For a Tuesday night there was a big crowd, maybe 1500 or so. About 15% of the people there were dressed in Germanic garb – and maybe half of those were there as entertainers, booth workers, etc. Lots of funny hats prevailed. I’m sure the attendance was helped by the mild weather. Except for lack of any costume, I had the weirdest feeling of blending right in with the crowd – age, hair/skin color, waistline, appetite. I am a stereotypical Tuesday evening Wurstfest attendee!
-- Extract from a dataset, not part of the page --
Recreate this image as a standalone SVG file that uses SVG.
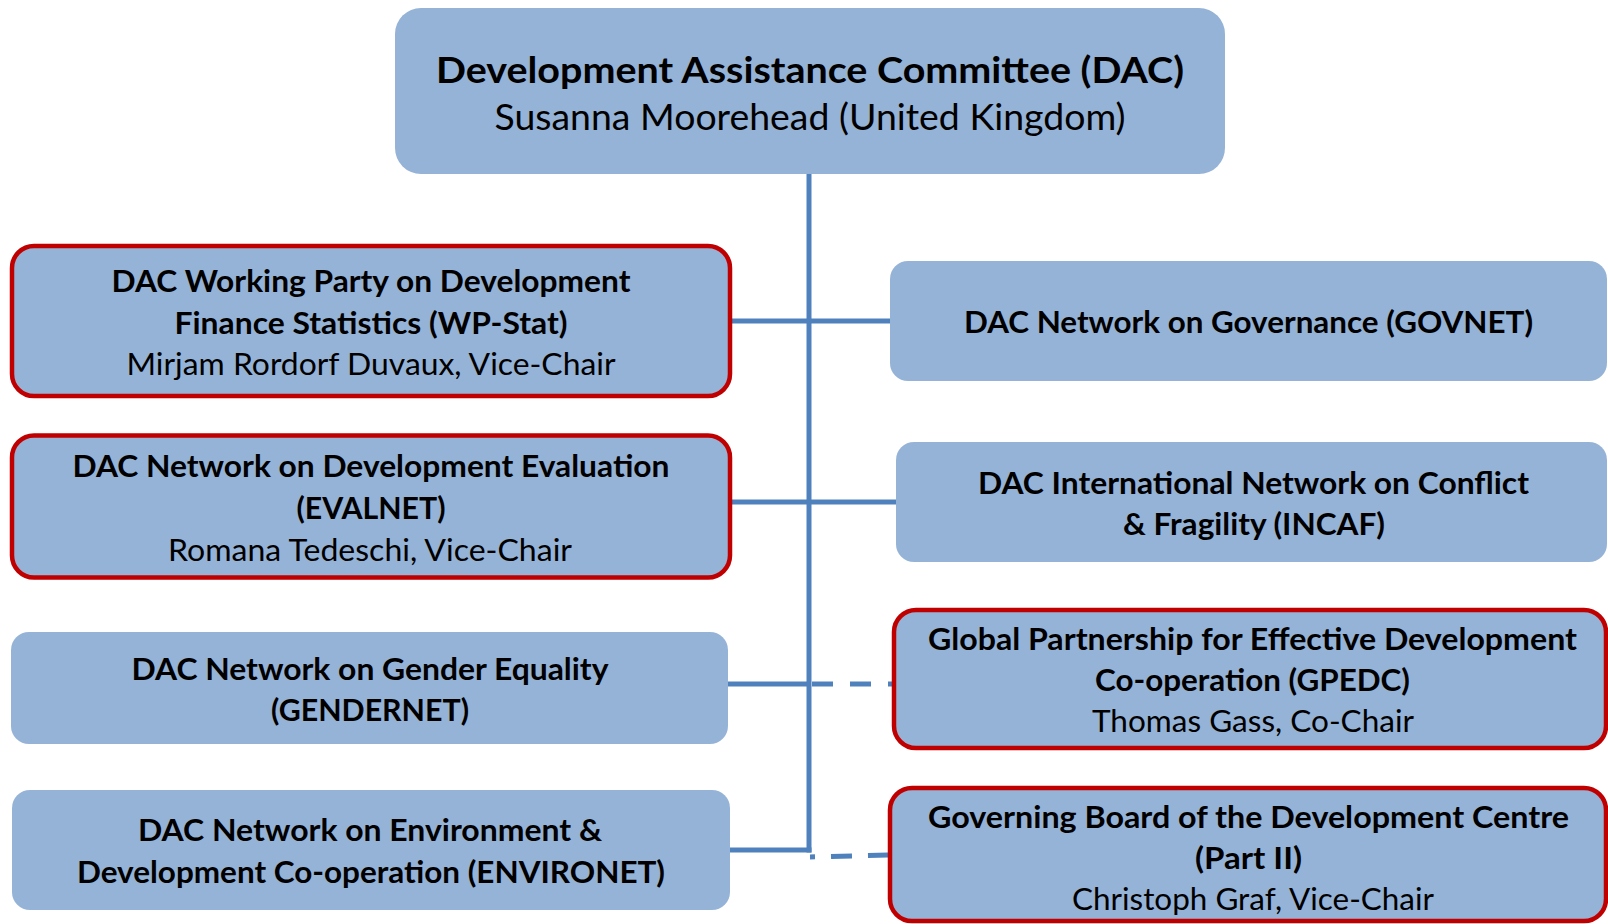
<svg xmlns="http://www.w3.org/2000/svg" width="1608" height="924" viewBox="0 0 1608 924">
  <style>
    .box { fill: #95B3D7; }
    .red { stroke: #C00000; stroke-width: 4.5; }
    .t { font-family: Lato, "Open Sans", "Liberation Sans", sans-serif; fill: #000; text-anchor: middle; }
    .b { font-weight: bold; font-size: 30px; }
    .r { font-weight: normal; font-size: 30px; }
    .tb { font-weight: bold; font-size: 36px; }
    .tr { font-weight: normal; font-size: 36px; }
    .ln { stroke: #4F81BD; stroke-width: 5; fill: none; }
    .dash { stroke-dasharray: 21 17; }
  </style>
  <rect width="1608" height="924" fill="#ffffff"/>

  <g id="connectors">
    <line class="ln" x1="809" y1="174" x2="809" y2="852.5"/>
    <line class="ln" x1="730" y1="321" x2="891" y2="321"/>
    <line class="ln" x1="730" y1="502" x2="897" y2="502"/>
    <line class="ln" x1="727" y1="684" x2="809" y2="684"/>
    <line class="ln dash" x1="812" y1="684" x2="893" y2="684"/>
    <line class="ln" x1="728" y1="850" x2="811.5" y2="850"/>
    <line class="ln" style="stroke-dasharray:21 16;stroke-dashoffset:16" x1="810" y1="857" x2="888" y2="855"/>
  </g>

  <g id="dac">
    <rect class="box" x="395" y="8" width="830" height="166" rx="26"/>
    <text class="t tb" x="810" y="83" textLength="748" lengthAdjust="spacingAndGlyphs">Development Assistance Committee (DAC)</text>
    <text class="t tr" x="810" y="130" textLength="631" lengthAdjust="spacingAndGlyphs">Susanna Moorehead (United Kingdom)</text>
  </g>

  <g id="wpstat">
    <rect class="box red" x="12" y="246" width="718" height="150" rx="22"/>
    <text class="t b" x="371" y="292" textLength="519" lengthAdjust="spacingAndGlyphs">DAC Working Party on Development</text>
    <text class="t b" x="371" y="334" textLength="393" lengthAdjust="spacingAndGlyphs">Finance Statistics (WP-Stat)</text>
    <text class="t r" x="371" y="375" textLength="489" lengthAdjust="spacingAndGlyphs">Mirjam Rordorf Duvaux, Vice-Chair</text>
  </g>

  <g id="evalnet">
    <rect class="box red" x="12" y="435.5" width="718" height="142" rx="22"/>
    <text class="t b" x="371" y="477" textLength="597" lengthAdjust="spacingAndGlyphs">DAC Network on Development Evaluation</text>
    <text class="t b" x="371" y="519" textLength="149" lengthAdjust="spacingAndGlyphs">(EVALNET)</text>
    <text class="t r" x="370" y="561" textLength="404" lengthAdjust="spacingAndGlyphs">Romana Tedeschi, Vice-Chair</text>
  </g>

  <g id="gendernet">
    <rect class="box" x="11" y="632" width="717" height="112" rx="18"/>
    <text class="t b" x="370" y="680" textLength="477" lengthAdjust="spacingAndGlyphs">DAC Network on Gender Equality</text>
    <text class="t b" x="370" y="721" textLength="198" lengthAdjust="spacingAndGlyphs">(GENDERNET)</text>
  </g>

  <g id="environet">
    <rect class="box" x="12" y="790" width="718" height="120" rx="18"/>
    <text class="t b" x="370" y="841" textLength="464" lengthAdjust="spacingAndGlyphs">DAC Network on Environment &amp;</text>
    <text class="t b" x="371" y="883" textLength="588" lengthAdjust="spacingAndGlyphs">Development Co-operation (ENVIRONET)</text>
  </g>

  <g id="govnet">
    <rect class="box" x="890" y="261" width="717" height="120" rx="18"/>
    <text class="t b" x="1248.5" y="333" textLength="569" lengthAdjust="spacingAndGlyphs">DAC Network on Governance (GOVNET)</text>
  </g>

  <g id="incaf">
    <rect class="box" x="896" y="442" width="711" height="120" rx="18"/>
    <text class="t b" x="1253.5" y="494" textLength="551" lengthAdjust="spacingAndGlyphs">DAC International Network on Conflict</text>
    <text class="t b" x="1254" y="535" textLength="262" lengthAdjust="spacingAndGlyphs">&amp; Fragility (INCAF)</text>
  </g>

  <g id="gpedc">
    <rect class="box red" x="894" y="610" width="712" height="138" rx="22"/>
    <text class="t b" x="1252.5" y="650" textLength="649" lengthAdjust="spacingAndGlyphs">Global Partnership for Effective Development</text>
    <text class="t b" x="1252.5" y="691" textLength="315" lengthAdjust="spacingAndGlyphs">Co-operation (GPEDC)</text>
    <text class="t r" x="1253" y="732" textLength="322" lengthAdjust="spacingAndGlyphs">Thomas Gass, Co-Chair</text>
  </g>

  <g id="devcentre">
    <rect class="box red" x="890" y="788" width="716" height="133" rx="22"/>
    <text class="t b" x="1248.5" y="828" textLength="641" lengthAdjust="spacingAndGlyphs">Governing Board of the Development Centre</text>
    <text class="t b" x="1248.5" y="869" textLength="107" lengthAdjust="spacingAndGlyphs">(Part II)</text>
    <text class="t r" x="1253" y="910" textLength="362" lengthAdjust="spacingAndGlyphs">Christoph Graf, Vice-Chair</text>
  </g>
</svg>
True to form, there were dozens of different type of sausage offerings. The most popular seemed to be a combo sausage, potato pancakes and apple sauce plate – no fewer than 150 people in line all three times I counted! The most iconic offering was the “wurst-kabob” consisting of 5 kinds of sausage on a stick. Personally, I opted for a foot long sausage link wrapped in a tortilla along with a couple mugs of Shiner Bock while listening to a few really good polka bands (enough Shiner may impact your judgement).
I was back at the Hampton Inn ~3 hours after my Wurstfest arrival, well fed, oiled and convinced that regardless of what they say, lederhosen is not designed to make you appear slimmer (although it is better than wearing knee socks with Bermuda shorts). My only regret is I didn’t buy the T-shirt that proclaimed “I’m Perfect . . .and I’m German too!”
While Wurstfest would typically provide all you could want in terms of encountering sausage, my return trip home included a small side trip through Elgin – home of three sausage companies (and three brick companies if you want a full accounting). One of the sausage outlet’s motto is “You’ll Love Our Guts!”
Actually, the real draw of my visit to this place was due to the town’s name. My boyhood hometown is just south of Elgin, Illinois (where namesake watches and street sweepers were made). But the locals of these two municipalities pronounce the name of totally differently: Up north it’s el-GIN (like L-Beefeaters); in Texas, it’s said el-KEN (kinda like L-Barbie’s boyfriend). Who knew I was pronouncing it wrong all these years?
When I got back to the interstate on the way home, I pulled into the “Czech Stop” in the town of West. This is one of the few places where you can gas up AND load up on kolachies – and you guessed it – sausage. In recognition of my Wurst Texas trip ever, it just seemed right to bring home some local six inch “Hot Chubbies.”